— START OF Data supplied —

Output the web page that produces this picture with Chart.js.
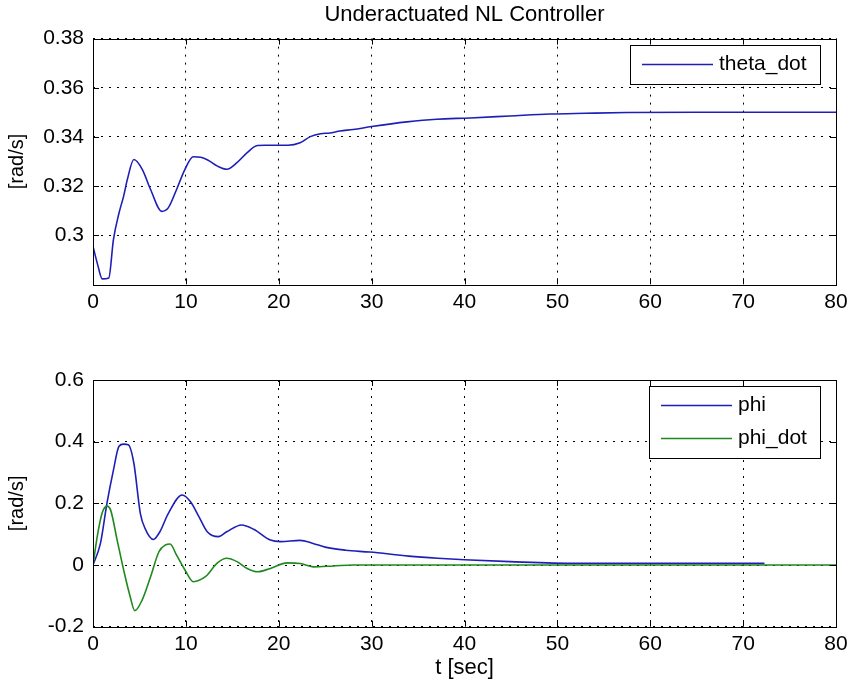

— END OF Data supplied —
— START OF Data supplied —

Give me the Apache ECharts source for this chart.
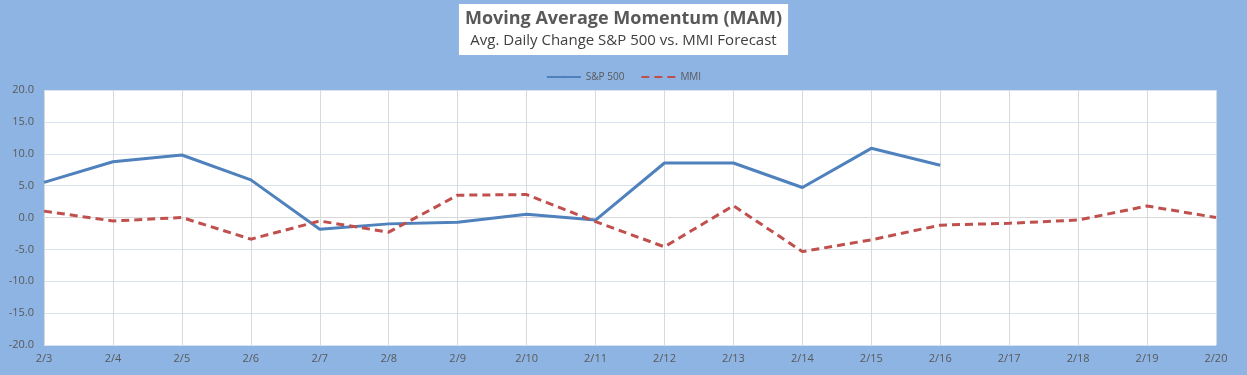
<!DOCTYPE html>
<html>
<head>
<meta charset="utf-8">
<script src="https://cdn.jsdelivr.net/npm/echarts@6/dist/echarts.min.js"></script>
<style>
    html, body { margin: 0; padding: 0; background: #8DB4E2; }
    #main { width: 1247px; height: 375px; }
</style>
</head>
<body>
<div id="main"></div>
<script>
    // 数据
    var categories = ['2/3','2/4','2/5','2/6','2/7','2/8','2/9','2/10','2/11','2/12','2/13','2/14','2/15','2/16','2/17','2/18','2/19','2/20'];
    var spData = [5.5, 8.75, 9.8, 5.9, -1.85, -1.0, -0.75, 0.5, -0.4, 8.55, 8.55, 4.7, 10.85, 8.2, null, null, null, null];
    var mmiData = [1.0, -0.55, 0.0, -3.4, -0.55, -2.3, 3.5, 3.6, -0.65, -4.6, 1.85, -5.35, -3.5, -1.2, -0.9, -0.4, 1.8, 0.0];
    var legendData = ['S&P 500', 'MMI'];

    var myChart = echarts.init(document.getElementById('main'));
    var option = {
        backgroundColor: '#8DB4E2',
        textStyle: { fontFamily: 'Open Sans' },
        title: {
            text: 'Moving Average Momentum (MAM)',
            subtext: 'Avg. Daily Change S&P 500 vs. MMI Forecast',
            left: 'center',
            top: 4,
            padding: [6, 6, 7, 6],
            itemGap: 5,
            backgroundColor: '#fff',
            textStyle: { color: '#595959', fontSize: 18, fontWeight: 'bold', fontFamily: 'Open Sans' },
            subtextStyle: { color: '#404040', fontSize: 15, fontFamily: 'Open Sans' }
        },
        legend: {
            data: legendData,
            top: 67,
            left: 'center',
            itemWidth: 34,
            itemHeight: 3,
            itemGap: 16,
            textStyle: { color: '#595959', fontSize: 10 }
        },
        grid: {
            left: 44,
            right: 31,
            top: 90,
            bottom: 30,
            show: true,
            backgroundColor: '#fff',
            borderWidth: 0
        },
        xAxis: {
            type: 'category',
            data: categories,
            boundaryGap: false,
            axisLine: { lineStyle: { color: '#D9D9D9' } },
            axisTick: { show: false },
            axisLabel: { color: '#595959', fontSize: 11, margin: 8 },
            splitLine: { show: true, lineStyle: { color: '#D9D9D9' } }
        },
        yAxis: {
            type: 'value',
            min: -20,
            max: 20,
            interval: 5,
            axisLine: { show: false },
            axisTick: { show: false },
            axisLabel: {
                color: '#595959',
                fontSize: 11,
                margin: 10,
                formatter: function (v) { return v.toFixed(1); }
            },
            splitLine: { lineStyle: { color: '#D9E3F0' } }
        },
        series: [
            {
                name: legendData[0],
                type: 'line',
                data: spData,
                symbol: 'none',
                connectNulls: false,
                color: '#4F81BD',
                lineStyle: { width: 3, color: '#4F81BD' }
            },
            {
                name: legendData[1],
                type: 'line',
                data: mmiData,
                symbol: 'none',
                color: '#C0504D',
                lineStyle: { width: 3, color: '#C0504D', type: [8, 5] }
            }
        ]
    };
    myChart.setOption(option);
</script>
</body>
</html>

— END OF Data supplied —

Above are the records. Copy only the lines from the one with "Give me the" through the one with "var legendData = ['S&P 500', 'MMI'];", exactly, with no pictures.

Give me the Apache ECharts source for this chart.
<!DOCTYPE html>
<html>
<head>
<meta charset="utf-8">
<script src="https://cdn.jsdelivr.net/npm/echarts@6/dist/echarts.min.js"></script>
<style>
    html, body { margin: 0; padding: 0; background: #8DB4E2; }
    #main { width: 1247px; height: 375px; }
</style>
</head>
<body>
<div id="main"></div>
<script>
    // 数据
    var categories = ['2/3','2/4','2/5','2/6','2/7','2/8','2/9','2/10','2/11','2/12','2/13','2/14','2/15','2/16','2/17','2/18','2/19','2/20'];
    var spData = [5.5, 8.75, 9.8, 5.9, -1.85, -1.0, -0.75, 0.5, -0.4, 8.55, 8.55, 4.7, 10.85, 8.2, null, null, null, null];
    var mmiData = [1.0, -0.55, 0.0, -3.4, -0.55, -2.3, 3.5, 3.6, -0.65, -4.6, 1.85, -5.35, -3.5, -1.2, -0.9, -0.4, 1.8, 0.0];
    var legendData = ['S&P 500', 'MMI'];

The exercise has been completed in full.